- Although folk tales of silver-skinned Kothringi had been prevalent since the late 1st era, the modern notion arises primarily out of an archeological discovery in 2E865 by Augustus Plongian, who has since been discredited and largely forgotten. Plongian had been excavating Ìitsha, a Kothri village just north of modern-day Soulrest, when he discovered a mass grave, remarkably preserved in the bog. Like all mummies, the bodies were a dark gray color. The high mineral content of the slick, watery ground gave the bodies a glister. Plongian used this as 'evidence' of the Kothringi being silver-skinned in an attempt to preserve the near-mythical significance he had attributed to the tribe. His books, which are now rightly seen as fiction rather than science, painted the Kothringi as a peaceful and educated people, obsessed with astronomy and theology, who brought civilization to the previously savage marsh.
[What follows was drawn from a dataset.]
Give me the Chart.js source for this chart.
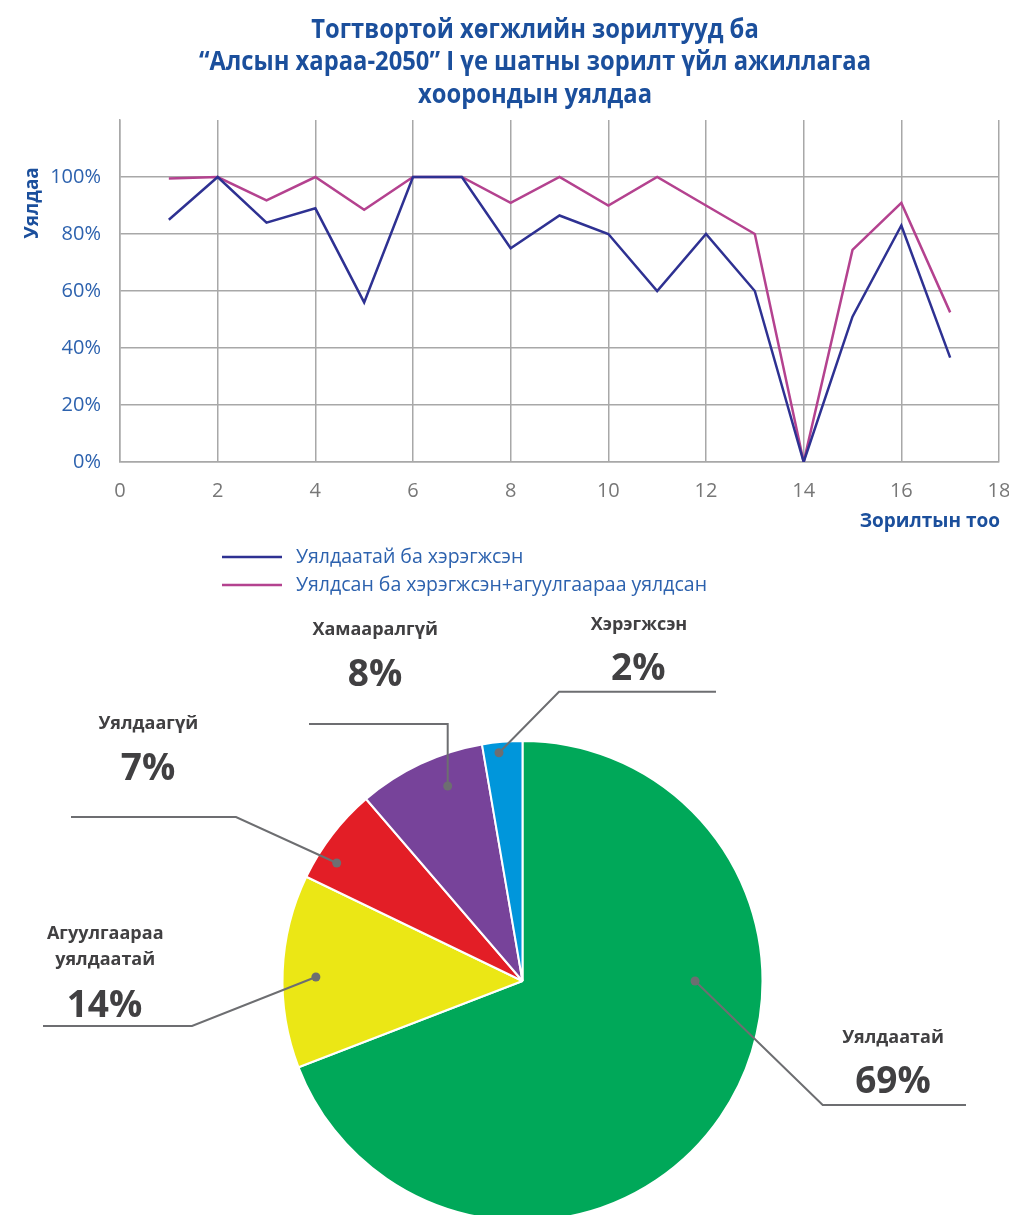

- The source of the original myths which fueled Plongian's obsessions have proven harder to track down. Excavations around the Topal Bay have uncovered a remarkable number of silver artifacts attributed to the Kothri, and they are known to be one of the first makers of scale mail (likely inspired by their Argonian neighbors). Of particular interest are the intricate silver masks found in upper class burials - contemporary accounts describe Kothringi nobility as clad in head-to-toe in fine cloth, with only their face showing. It could be that the silver of the mask or the scale armor was mistaken for skin by the historians.
- "Silver" could also simply be a mistranslation of the Mesonedic (c. 1E 800-1500) iisirbró, which was used to describe the luster of the moon and carried a distinctive connotation of holiness. Since many Kothringi embraced the Alessian Doctrines, it could be that their whole race was called moon-like and holy in praise.